A l’ère du Covid-19, une version numérique de ce document légal s’impose pour assurer la continuité de l’activité logistique et préparer la relance économique mais aussi afin de protéger les professionnels contre tout risque de contamination.
Le contenu de cette E-CMR ne diffère pas de la version papier : identité des différents intervenants, liste des biens, masse totale, commentaires et signature. En outre, il la complète et la simplifie.
En consolidant les informations qui y seront inscrites, une E-CMR blockchain permet de générer une data à forte valeur ajoutée dans la mesure où il est possible d’en contrôler la cohérence et d’en garantir l’intégrité.
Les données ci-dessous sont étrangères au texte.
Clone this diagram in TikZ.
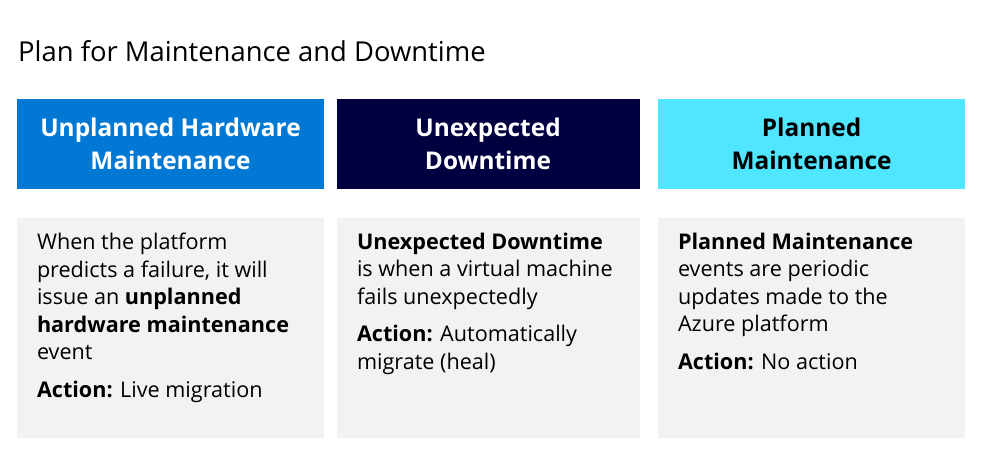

En outre, la signature électronique, permise par la numérisation de la lettre de voiture permet de respecter les règles de distanciation sociale.
Vous l’aurez compris, la signature électronique blockchain permet de responsabiliser davantage les professionnels de la logistique en leur permettant de s’extraire d’un système purement déclaratif et ainsi solutionner les problèmes de fiabilité liés à un circuit de validation manuel.